What you should do =>
Leave the pictures out and quote every line from the start of the listing to the line with "const escalaPaja = [0, 9000, 1000]", inclusive.

Supplied data =>
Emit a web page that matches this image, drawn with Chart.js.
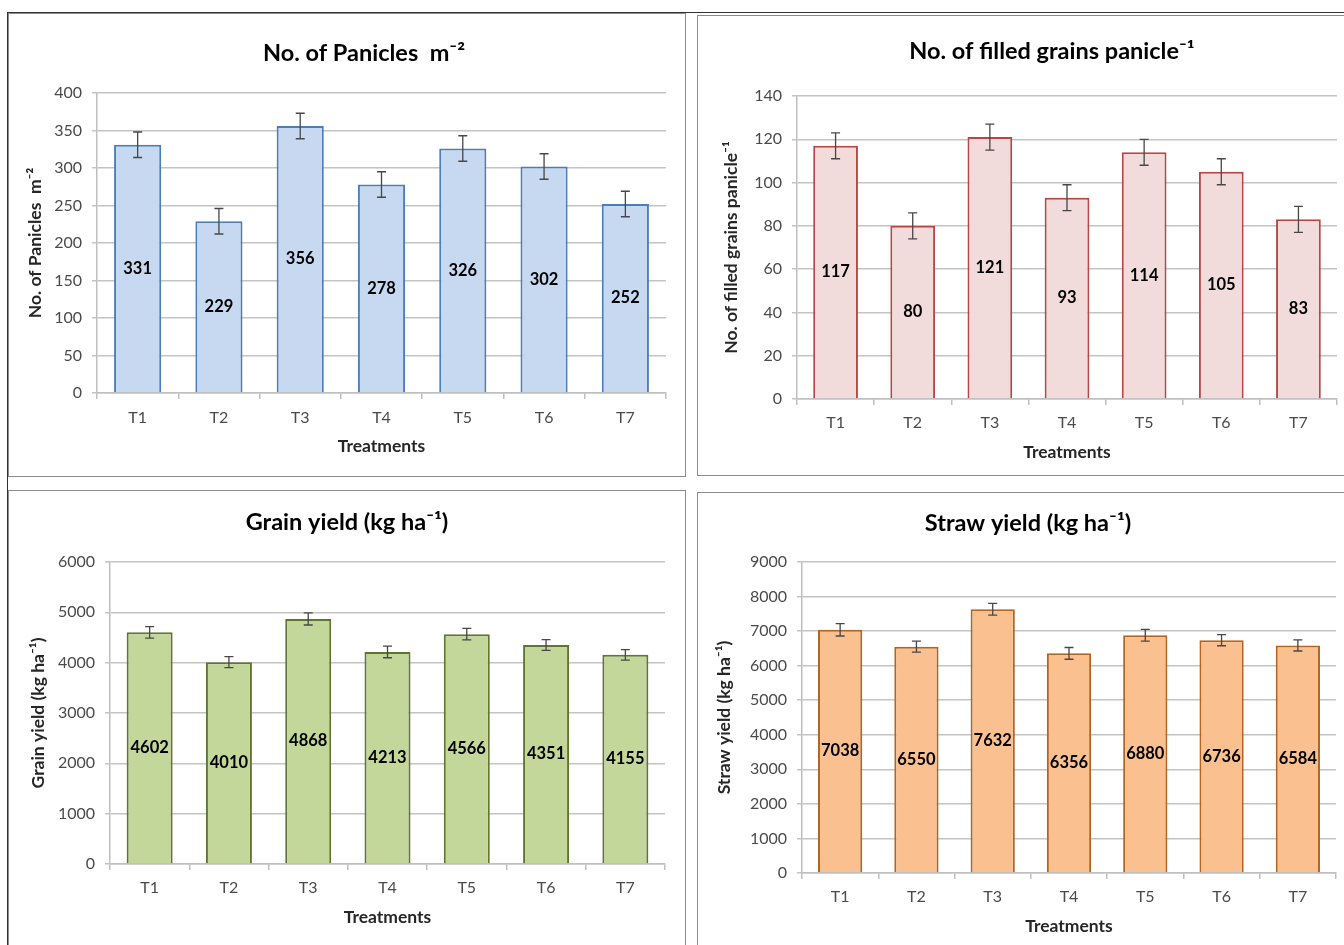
<!DOCTYPE html>
<html>
<head>
<meta charset="utf-8">
<script src="https://cdn.jsdelivr.net/npm/chart.js@4"></script>
<style>
html, body { margin: 0; padding: 0; background: #fff; width: 1344px; height: 945px; overflow: hidden; }
.marco { position: absolute; left: 7px; top: 12px; width: 1400px; height: 1000px; border-top: 1px solid #333; border-left: 1px solid #333; }
.panel { position: absolute; outline: 1px solid #8c8c8c; outline-offset: -1px; background: #fff; }
.panel canvas { display: block; }
</style>
</head>
<body>
<div class="marco"></div>
<div class="panel" id="p1" style="left:8px;top:13px;width:678px;height:464px"><canvas id="g1" width="678" height="464"></canvas></div>
<div class="panel" id="p2" style="left:697px;top:15px;width:660px;height:461px"><canvas id="g2" width="660" height="461"></canvas></div>
<div class="panel" id="p3" style="left:8px;top:490px;width:678px;height:460px"><canvas id="g3" width="678" height="460"></canvas></div>
<div class="panel" id="p4" style="left:697px;top:492px;width:660px;height:458px"><canvas id="g4" width="660" height="458"></canvas></div>
<script>
const tratamientos = ['T1', 'T2', 'T3', 'T4', 'T5', 'T6', 'T7']

const paniculas = [331, 229, 356, 278, 326, 302, 252]
const errPaniculas = [17, 17, 17, 17, 17, 17, 17]
const escalaPaniculas = [0, 400, 50]

const granosLlenos = [117, 80, 121, 93, 114, 105, 83]
const errGranos = [6, 6, 6, 6, 6, 6, 6]
const escalaGranos = [0, 140, 20]

const rendGrano = [4602, 4010, 4868, 4213, 4566, 4351, 4155]
const errGrano = [115, 110, 120, 115, 115, 105, 105]
const escalaGrano = [0, 6000, 1000]

const rendPaja = [7038, 6550, 7632, 6356, 6880, 6736, 6584]
const errPaja = [180, 160, 170, 170, 170, 160, 160]
const escalaPaja = [0, 9000, 1000]

const fuente = 'Lato'
const tamTitulo = 23.5
const tamEje = 17.5
const tamTicks = 16
const tamValor = 16.5
Chart.defaults.font.family = fuente
Chart.defaults.color = '#4a4a4a'

// barras de error y etiquetas de valor dentro de cada barra
const barrasError = {
    id: 'barrasError',
    afterLayout(chart, args, opts) {
        // el titulo del original no queda centrado en el lienzo
        const bloque = chart.titleBlock
        const mover = opts.centroTitulo - (bloque.left + bloque.right) / 2
        bloque.left += mover
        bloque.right += mover
    },
    afterDatasetsDraw(chart, args, opts) {
        const ctx = chart.ctx
        const y = chart.scales.y
        const meta = chart.getDatasetMeta(0)
        const valores = chart.data.datasets[0].data
        ctx.save()
        ctx.strokeStyle = '#474747'
        ctx.lineWidth = 1.3
        meta.data.forEach((barra, i) => {
            const arriba = y.getPixelForValue(valores[i] + opts.errores[i])
            const abajo = y.getPixelForValue(valores[i] - opts.errores[i])
            ctx.beginPath()
            ctx.moveTo(barra.x, arriba)
            ctx.lineTo(barra.x, abajo)
            ctx.moveTo(barra.x - 4.5, arriba)
            ctx.lineTo(barra.x + 4.5, arriba)
            ctx.moveTo(barra.x - 4.5, abajo)
            ctx.lineTo(barra.x + 4.5, abajo)
            ctx.stroke()
        })
        ctx.fillStyle = '#000'
        ctx.font = `bold ${tamValor}px ${fuente}`
        ctx.textAlign = 'center'
        ctx.textBaseline = 'middle'
        meta.data.forEach((barra, i) => {
            ctx.fillText(valores[i], barra.x, (barra.y + barra.base) / 2)
        })
        ctx.restore()
    }
}

const crearGrafico = (id, geo, titulo, tituloY, valores, errores, escala, relleno, borde) => {
    const lienzo = document.getElementById(id)
    const ancho = lienzo.width
    const alto = lienzo.height
    const mediaT = tamTitulo * 0.6
    const mediaE = tamEje * 0.6
    const altoX = geo.trat + mediaE + 6

    return new Chart(lienzo.getContext('2d'), {
        type: 'bar',
        data: {
            labels: tratamientos,
            datasets: [{
                data: valores,
                backgroundColor: relleno,
                borderColor: borde,
                borderWidth: 2,
                categoryPercentage: 0.58,
                barPercentage: 1
            }]
        },
        options: {
            responsive: false,
            animation: false,
            layout: {
                padding: { left: 0, top: 0, right: ancho - geo.R, bottom: alto - geo.B - altoX }
            },
            plugins: {
                legend: { display: false },
                tooltip: { enabled: false },
                title: {
                    display: true,
                    text: titulo,
                    color: '#000',
                    font: { size: tamTitulo, weight: 'bold', lineHeight: 1.2 },
                    padding: { top: geo.tit - mediaT, bottom: geo.T - geo.tit - mediaT }
                },
                barrasError: { errores: errores, centroTitulo: geo.titX }
            },
            scales: {
                x: {
                    grid: { drawOnChartArea: false, drawTicks: true, tickLength: 6, color: '#bfbfbf', lineWidth: 1.5 },
                    border: { color: '#bfbfbf', width: 1.5 },
                    ticks: { padding: geo.etq - tamTicks * 0.6 - 6, maxRotation: 0, font: { size: tamTicks } },
                    title: {
                        display: true,
                        text: 'Treatments',
                        color: '#262626',
                        font: { size: tamEje, weight: 'bold', lineHeight: 1.2 },
                        padding: { top: 0, bottom: 6 }
                    },
                    afterFit: (eje) => { eje.height = altoX }
                },
                y: {
                    min: escala[0],
                    max: escala[1],
                    grid: { color: '#c4c4c4', lineWidth: 1.5, tickLength: 5 },
                    border: { color: '#bfbfbf', width: 1.5 },
                    ticks: {
                        stepSize: escala[2],
                        padding: 10,
                        font: { size: tamTicks },
                        callback: (valor) => String(valor)
                    },
                    title: {
                        display: true,
                        text: tituloY,
                        color: '#262626',
                        font: { size: tamEje, weight: 'bold', lineHeight: 1.2 },
                        padding: { top: geo.ejeY - mediaE, bottom: 0 }
                    },
                    afterFit: (eje) => { eje.width = geo.L }
                }
            }
        },
        plugins: [barrasError]
    })
}

crearGrafico('g1', { L: 89, R: 658, T: 80, B: 380, tit: 40, titX: 356, ejeY: 27, etq: 25, trat: 53 },
    'No. of Panicles  m⁻²', 'No. of Panicles  m⁻²', paniculas, errPaniculas, escalaPaniculas, '#c6d9f1', '#4a7ebb')

crearGrafico('g2', { L: 100, R: 640, T: 81, B: 384, tit: 36, titX: 355, ejeY: 34, etq: 24, trat: 53 },
    'No. of filled grains panicle⁻¹', 'No. of filled grains panicle⁻¹', granosLlenos, errGranos, escalaGranos, '#f2dcdb', '#b64746')

crearGrafico('g3', { L: 102, R: 657, T: 72, B: 374, tit: 32, titX: 339, ejeY: 30, etq: 24, trat: 53 },
    'Grain yield (kg ha⁻¹)', 'Grain yield (kg ha⁻¹)', rendGrano, errGrano, escalaGrano, '#c4d79b', '#5f7530')

crearGrafico('g4', { L: 105, R: 639, T: 70, B: 381, tit: 31, titX: 331, ejeY: 27, etq: 24, trat: 53 },
    'Straw yield (kg ha⁻¹)', 'Straw yield (kg ha⁻¹)', rendPaja, errPaja, escalaPaja, '#fac090', '#b4641e')
</script>
</body>
</html>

Completed task =>
Emit a web page that matches this image, drawn with Chart.js.
<!DOCTYPE html>
<html>
<head>
<meta charset="utf-8">
<script src="https://cdn.jsdelivr.net/npm/chart.js@4"></script>
<style>
html, body { margin: 0; padding: 0; background: #fff; width: 1344px; height: 945px; overflow: hidden; }
.marco { position: absolute; left: 7px; top: 12px; width: 1400px; height: 1000px; border-top: 1px solid #333; border-left: 1px solid #333; }
.panel { position: absolute; outline: 1px solid #8c8c8c; outline-offset: -1px; background: #fff; }
.panel canvas { display: block; }
</style>
</head>
<body>
<div class="marco"></div>
<div class="panel" id="p1" style="left:8px;top:13px;width:678px;height:464px"><canvas id="g1" width="678" height="464"></canvas></div>
<div class="panel" id="p2" style="left:697px;top:15px;width:660px;height:461px"><canvas id="g2" width="660" height="461"></canvas></div>
<div class="panel" id="p3" style="left:8px;top:490px;width:678px;height:460px"><canvas id="g3" width="678" height="460"></canvas></div>
<div class="panel" id="p4" style="left:697px;top:492px;width:660px;height:458px"><canvas id="g4" width="660" height="458"></canvas></div>
<script>
const tratamientos = ['T1', 'T2', 'T3', 'T4', 'T5', 'T6', 'T7']

const paniculas = [331, 229, 356, 278, 326, 302, 252]
const errPaniculas = [17, 17, 17, 17, 17, 17, 17]
const escalaPaniculas = [0, 400, 50]

const granosLlenos = [117, 80, 121, 93, 114, 105, 83]
const errGranos = [6, 6, 6, 6, 6, 6, 6]
const escalaGranos = [0, 140, 20]

const rendGrano = [4602, 4010, 4868, 4213, 4566, 4351, 4155]
const errGrano = [115, 110, 120, 115, 115, 105, 105]
const escalaGrano = [0, 6000, 1000]

const rendPaja = [7038, 6550, 7632, 6356, 6880, 6736, 6584]
const errPaja = [180, 160, 170, 170, 170, 160, 160]
const escalaPaja = [0, 9000, 1000]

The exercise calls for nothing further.